Nvidia Unveils H100 NVL Inference Platform Optimized for Large Language Model Deployments

nvidia inference platforms

Nvidia unveiled this week four new inference platforms optimized for generative AI applications such as OpenAI’s ChatGPT. The new platforms include Nvidia’s latest GPU innovations and inference software to deliver optimal performance for AI-based workloads such as large language model (LLM) deployment, image creation, and AI-powered video. 

“The rise of generative AI is requiring more powerful inference computing platforms,” said Jensen Huang, founder and CEO of NVIDIA. “The number of applications for generative AI is infinite, limited only by human imagination. Arming developers with the most powerful and flexible inference computing platform will accelerate the creation of new services that will improve our lives in ways not yet imaginable.”

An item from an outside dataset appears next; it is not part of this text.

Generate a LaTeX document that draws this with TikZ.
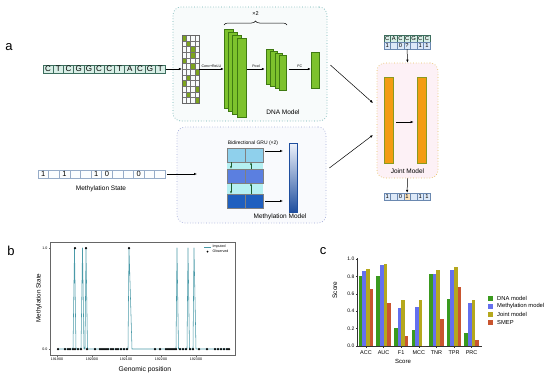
\documentclass[tikz,border=0pt]{standalone}
\usepackage{fontspec}
\setmainfont{Liberation Sans}
\usetikzlibrary{arrows.meta,decorations.pathreplacing,calc}
\definecolor{seqfill}{HTML}{D8EEE6}
\definecolor{seqborder}{HTML}{3D6E5E}
\definecolor{layergreen}{HTML}{7DC22D}
\definecolor{layerborder}{HTML}{3F7A12}
\definecolor{dnaborder}{HTML}{6AB0B0}
\definecolor{methborder}{HTML}{A0A8D8}
\definecolor{jointborder}{HTML}{E8C060}
\definecolor{jointfill}{HTML}{FDF1F6}
\definecolor{barorange}{HTML}{F39C12}
\definecolor{barolive}{HTML}{8A9A20}
\definecolor{rowblue}{HTML}{DDE9F8}
\definecolor{rowblueb}{HTML}{6A88B0}
\definecolor{hilite}{HTML}{FBE3BC}
\definecolor{gruA}{HTML}{8FD0EC}
\definecolor{gruB}{HTML}{5B7FE0}
\definecolor{gruC}{HTML}{1F5FBF}
\definecolor{gruband}{HTML}{B5F0F2}
\definecolor{gtop}{HTML}{EEF2FB}
\definecolor{gmid}{HTML}{2FA8D8}
\definecolor{gbot}{HTML}{1F4E9E}
\definecolor{arrgreen}{HTML}{1E5E2E}
\definecolor{imp}{HTML}{4A9AA8}
\definecolor{cdna}{HTML}{3A9A1E}
\definecolor{cmeth}{HTML}{6470EE}
\definecolor{cjoint}{HTML}{B5A81E}
\definecolor{csmep}{HTML}{C9552F}
\begin{document}
\begin{tikzpicture}[x=1pt,y=-1pt,
  arr/.style={-{Latex[length=3pt,width=2.4pt]},line width=0.5pt},
  smallarr/.style={-{Latex[length=2.4pt,width=2pt]},line width=0.55pt},
  seqcell/.style={draw=seqborder,fill=seqfill,minimum width=10.2pt,minimum height=8pt,inner sep=0pt,font=\fontsize{8}{8}\selectfont,line width=0.4pt},
  mcell/.style={draw=rowblueb!70,fill=white!90!rowblue,minimum width=10.6pt,minimum height=8pt,inner sep=0pt,font=\fontsize{7.5}{7.5}\selectfont,line width=0.4pt},
  tcellA/.style={draw=seqborder,fill=seqfill,minimum width=6.6pt,minimum height=7pt,inner sep=0pt,font=\fontsize{5.8}{5.8}\selectfont,line width=0.35pt},
  tcellB/.style={draw=rowblueb,fill=rowblue,minimum width=6.6pt,minimum height=7pt,inner sep=0pt,font=\fontsize{5.8}{5.8}\selectfont,line width=0.35pt},
  layer/.style={draw=layerborder,fill=layergreen,line width=0.4pt,inner sep=0pt},
  modelbox/.style={rounded corners=8pt,dotted,line width=0.7pt,inner sep=0pt},
  grucell/.style={draw=black!50,line width=0.3pt,minimum width=18pt,minimum height=14pt,inner sep=0pt},
  jbar/.style={draw=barolive,fill=barorange,line width=0.8pt,minimum width=9pt,minimum height=86pt,inner sep=0pt},
  tiny/.style={font=\fontsize{3.6}{4}\selectfont,inner sep=0.5pt},
  lbl/.style={font=\fontsize{6.5}{7}\selectfont,inner sep=0pt},
  panel/.style={font=\fontsize{13}{13}\selectfont,inner sep=0pt}
]
\useasboundingbox (0,0) rectangle (550,378);
\fill[white] (0,0) rectangle (550,378);

% ---------- panel a ----------
\node[panel] (la) at (9,47) {a};

\node[modelbox,draw=dnaborder,fill=dnaborder!5,minimum width=154pt,minimum height=114pt] (dnabox) at (250,64) {};
\node[modelbox,draw=methborder,fill=methborder!6,minimum width=149pt,minimum height=96pt] (methbox) at (251.5,175) {};
\node[modelbox,draw=jointborder,fill=jointfill,minimum width=61pt,minimum height=115pt] (jointbox) at (407.5,120.5) {};

% DNA sequence
\foreach \c [count=\i] in {C,T,C,G,G,C,C,T,A,C,G,T}
  \node[seqcell] (s\i) at ({43+10.2*(\i-0.5)},69) {\c};

% one-hot matrix
\node[draw=black!60,line width=0.3pt,minimum width=17pt,minimum height=68pt,inner sep=0pt] (onehot) at (190.5,69) {};
\foreach \r/\c in {1/1,2/2,3/3,4/3,5/1,6/3,7/4,8/2,9/1,10/4,11/2,12/4}
  \fill[barolive!90!green] ({182+4.25*(\c-1)},{35+5.667*(\r-1)}) rectangle ++(4.25,5.667);
\foreach \k in {1,2,3}
  \draw[black!55,line width=0.25pt] ({182+4.25*\k},35) -- ({182+4.25*\k},103);
\foreach \k in {1,...,11}
  \draw[black!55,line width=0.25pt] (182,{35+5.667*\k}) -- (199,{35+5.667*\k});
\draw[black!60,line width=0.3pt] (182,35) rectangle (199,103);

\draw[arr] (s12.east) -- (onehot.west);

% conv layers
\foreach \k in {0,1,2,3}
  \node[layer,minimum width=9pt,minimum height=79pt] (L\k) at ({228.5+4.3*\k},{68.5+3*\k}) {};
\draw[arr] (onehot.east) -- node[tiny,above=0.5pt] (convlbl) {Conv+ReLU} (L0.west |- onehot.east);

% brace
\coordinate (brA) at (224,25);
\coordinate (brB) at (287,25);
\draw[decorate,decoration={brace,amplitude=4pt},line width=0.5pt] (brA) -- (brB);
\node[font=\fontsize{5.5}{6}\selectfont,inner sep=0pt] (times2) at (255.5,14) {×2};

% pool layers
\foreach \k in {0,1,2,3}
  \node[layer,minimum width=7pt,minimum height=35pt] (P\k) at ({269.5+4.5*\k},{66.5+2*\k}) {};
\draw[arr] ($(L3.east |- onehot.east)+(1,0)$) -- node[tiny,above=0.5pt] (poollbl) {Pool} ($(P0.west |- onehot.east)+(-1,0)$);

% FC
\node[layer,minimum width=8pt,minimum height=36pt] (fc) at (315,70) {};
\draw[arr] ($(P3.east |- onehot.east)+(2,0)$) -- node[tiny,above=0.5pt] (fclbl) {FC} (fc.west |- onehot.east);

\node[lbl] (dnalbl) at (283,112) {DNA Model};

% methylation state row
\foreach \c [count=\i] in {1,,1,,,1,0,,,0,,}
  \node[mcell] (m\i) at ({38+10.6*(\i-0.5)},174) {\c};
\node[lbl] (mslbl) at (101,189) {Methylation State};
\coordinate (methin) at (197,174);
\draw[arr] ($(m12.east)+(2,0)$) -- (methin);

% GRU
\fill[gruband] (227,148) rectangle (263,208);
\node[grucell,fill=gruA] (g11) at (236,155) {};
\node[grucell,fill=gruA] (g12) at (254,155) {};
\node[grucell,fill=gruB] (g21) at (236,176) {};
\node[grucell,fill=gruB] (g22) at (254,176) {};
\node[grucell,fill=gruC] (g31) at (236,201) {};
\node[grucell,fill=gruC] (g32) at (254,201) {};
\draw[smallarr,arrgreen] ($(g11.south)+(-5,0)$) -- ($(g21.north)+(-5,0)$);
\draw[smallarr,arrgreen] ($(g21.south)+(-5,0)$) -- ($(g31.north)+(-5,0)$);
\draw[smallarr,arrgreen] ($(g22.north)+(-3,0)$) -- ($(g12.south)+(-3,0)$);
\draw[smallarr,arrgreen] ($(g32.north)+(-3,0)$) -- ($(g22.south)+(-3,0)$);
\node[font=\fontsize{5}{5}\selectfont,inner sep=0pt] (grulbl) at (253,143) {Bidirectional GRU (×2)};

\node[draw=gbot,line width=0.3pt,minimum width=8pt,minimum height=69pt,inner sep=0pt,
  top color=gtop,middle color=gmid,bottom color=gbot] (gbar) at (293,177.5) {};
\coordinate (ga1) at (283,151);
\coordinate (ga2) at (283,201);
\draw[arr] ($(g12.east)+(2,-4)$) -- (ga1);
\draw[arr] ($(g32.east)+(2,0)$) -- (ga2);
\node[lbl] (methlbl) at (280,216.5) {Methylation Model};

% joint model
\foreach \c [count=\i] in {C,A,C,C,G,C,C}
  \node[tcellA] (ta\i) at ({384+6.6*(\i-0.5)},38.5) {\c};
\foreach \c [count=\i] in {1,,0,?,,1,1}
  \node[tcellB] (tb\i) at ({384+6.6*(\i-0.5)},45.5) {\c};
\draw[arr] (tb4.south) -- (jointbox.north);

\node[jbar] (jl) at (388.5,120) {};
\node[jbar] (jr) at (421.5,120) {};
\draw[arr] ($(jl.east)+(3,2)$) -- ($(jr.west)+(-3,2)$);
\node[lbl] (jointlbl) at (407.5,171) {Joint Model};

\foreach \c/\f [count=\i] in {1/rowblue,{}/rowblue,0/rowblue,1/hilite,{}/rowblue,1/rowblue,1/rowblue}
  \node[tcellB,fill=\f] (o\i) at ({384+6.6*(\i-0.5)},196.5) {\c};
\draw[arr] (jointbox.south) -- (o4.north);

\coordinate (jin1) at (373,103);
\coordinate (jin2) at (373,135);
\draw[arr] ($(dnabox.east)+(3,1)$) -- (jin1);
\draw[arr] ($(methbox.east)+(3,-7)$) -- (jin2);

% ---------- panel b ----------
\node[panel] (lb) at (11,251) {b};
\draw[black!60,line width=0.4pt] (50,242) rectangle (235,355);
\draw[black!60,line width=0.3pt] (50,248) -- (48.5,248) (50,349) -- (48.5,349);
\node[tiny,anchor=east] (yt1) at (48,248) {1.0};
\node[tiny,anchor=east] (yt0) at (48,349) {0.0};
\foreach \x/\t in {57/191900,92/192000,126/192100,161/192200,196/192300}{
  \draw[black!60,line width=0.3pt] (\x,355) -- (\x,356.5);
  \node[tiny] at (\x,359) {\t};
}
\node[font=\fontsize{6.3}{7}\selectfont,rotate=90,inner sep=0pt] (ylb) at (39,298) {Methylation State};
\node[font=\fontsize{6.8}{7}\selectfont,inner sep=0pt] (xlb) at (145,370) {Genomic position};
\draw[imp,line width=0.55pt,line join=round]
  (58,349) -- (73,349) -- (74.5,248) -- (76,349) -- (81,349) -- (82.5,248) -- (84,349)
  -- (85,349) -- (86,248) -- (87.5,349) -- (128,349) -- (129,248) -- (132,349)
  -- (176,349) -- (177,248) -- (178.5,349) -- (187,349) -- (188,248) -- (189.5,349)
  -- (193,349) -- (194,248) -- (196,349) -- (229,349);
\foreach \x in {58,65,68,70,73,75,78,81,87,95,100,102,104,106,108,111,113,116,118,121,124,127,155,160,166,168,170,172,174,176,180,183,186,190,193,199,207,215,218,221,224,227,229}
  \fill (\x,349) circle (1.25pt);
\foreach \x in {75,86,129}
  \fill (\x,248) circle (1.25pt);
\draw[imp,line width=0.5pt] (204,247) -- (211,247);
\node[tiny,anchor=west] (legimp) at (212,247) {Imputed};
\fill (207.5,251.5) circle (1pt);
\node[tiny,anchor=west] (legobs) at (212,251.5) {Observed};

% ---------- panel c ----------
\node[panel] (lc) at (323,251) {c};
\draw[black!80,line width=0.4pt] (357,258) -- (357,346) -- (482,346);
\foreach \v in {0.0,0.2,0.4,0.6,0.8,1.0}{
  \draw[black!80,line width=0.4pt] (357,{346-87*\v}) -- (355.5,{346-87*\v});
  \node[font=\fontsize{5}{5}\selectfont,anchor=east,inner sep=0.5pt] at (355,{346-87*\v}) {\v};
}
\foreach \g/\a/\b/\c/\d [count=\i from 0] in {ACC/0.81/0.86/0.88/0.66,AUC/0.81/0.93/0.94/0.50,F1/0.21/0.44/0.53/0.12,MCC/0.18/0.45/0.53/0,TNR/0.83/0.83/0.87/0.31,TPR/0.54/0.87/0.91/0.68,PRC/0.15/0.49/0.53/0.07}{
  \pgfmathsetmacro\cx{366+17.6*\i}
  \fill[cdna] ({\cx-7.2},346) rectangle ({\cx-3.6},{346-87*\a});
  \fill[cmeth] ({\cx-3.6},346) rectangle ({\cx},{346-87*\b});
  \fill[cjoint] ({\cx},346) rectangle ({\cx+3.6},{346-87*\c});
  \fill[csmep] ({\cx+3.6},346) rectangle ({\cx+7.2},{346-87*\d});
  \draw[black!80,line width=0.4pt] (\cx,346) -- (\cx,347.8);
  \node[font=\fontsize{5.5}{6}\selectfont,inner sep=0pt] (cat\i) at (\cx,352.5) {\g};
}
\node[font=\fontsize{6}{6}\selectfont,inner sep=0pt] (cxl) at (403,361) {Score};
\node[font=\fontsize{6.5}{7}\selectfont,rotate=90,inner sep=0pt] (cyl) at (335,290) {Score};
\foreach \col/\t [count=\i from 0] in {cdna/DNA model,cmeth/Methylation model,cjoint/Joint model,csmep/SMEP}{
  \fill[\col] (488,{295.5+8.3*\i}) rectangle ++(5,5);
  \node[font=\fontsize{5.8}{6}\selectfont,anchor=west,inner sep=0pt] (leg\i) at (497,{298+8.3*\i}) {\t};
}
\end{tikzpicture}
\end{document}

For those unfamiliar with it, AI inferencing is what happens after a neural network has been trained using existing data. The next step is to confront this trained neural network to real-world data and see if it can successfully apply what it previously learned to this new data. 

AI inferencing is what happens after a neural network has been trained (Image credit: Nvidia)
AI inferencing is what happens after a neural network has been trained (Image credit: Nvidia)

Just like deep neural network training, AI inferencing requires a lot of GPU power. However, Nvidia has a new H100 NVL platform that’s optimized for generative AI inference workloads.  

NVIDIA’s H100 NVL inference platform is optimized for Large Language Model Deployments

The Nvidia H100 NVL is one of the four new inference platforms that Nividia announced earlier this week. “The new H100 NVL with 94GB of memory with Transformer Engine acceleration delivers up to 12x faster inference performance at GPT-3 compared to the prior generation A100 at data center scale,” Nvidia said.

If Nvidia’s H100 NVL platform won’t be available until the second half of 2023, the chip maker said that it’s “ideal for deploying massive LLMs like ChatGPT at scale.” Cohere, a Canadian startup working on natural language processing models is one of the companies that’s already testing Nvidia’s new inference platform ahead of its general availability.

“NVIDIA’s new high-performance H100 inference platform can enable us to provide better and more efficient services to our customers with our state-of-the-art generative models, powering a variety of NLP applications such as conversational AI, multilingual enterprise search and information extraction,” said Aidan Gomez, CEO at Cohere.

The three other inference platforms Nvidia announced this week include the Nvidia L4 GPU for AI video, which is already available in private preview on the Google Cloud Platform. Lastly, the Nvidia L40 GPU for image generation is already available from leading manufacturers, while the Nvidia Grace Hopper superchip for recommendation models will start shipping in the second half of 2023.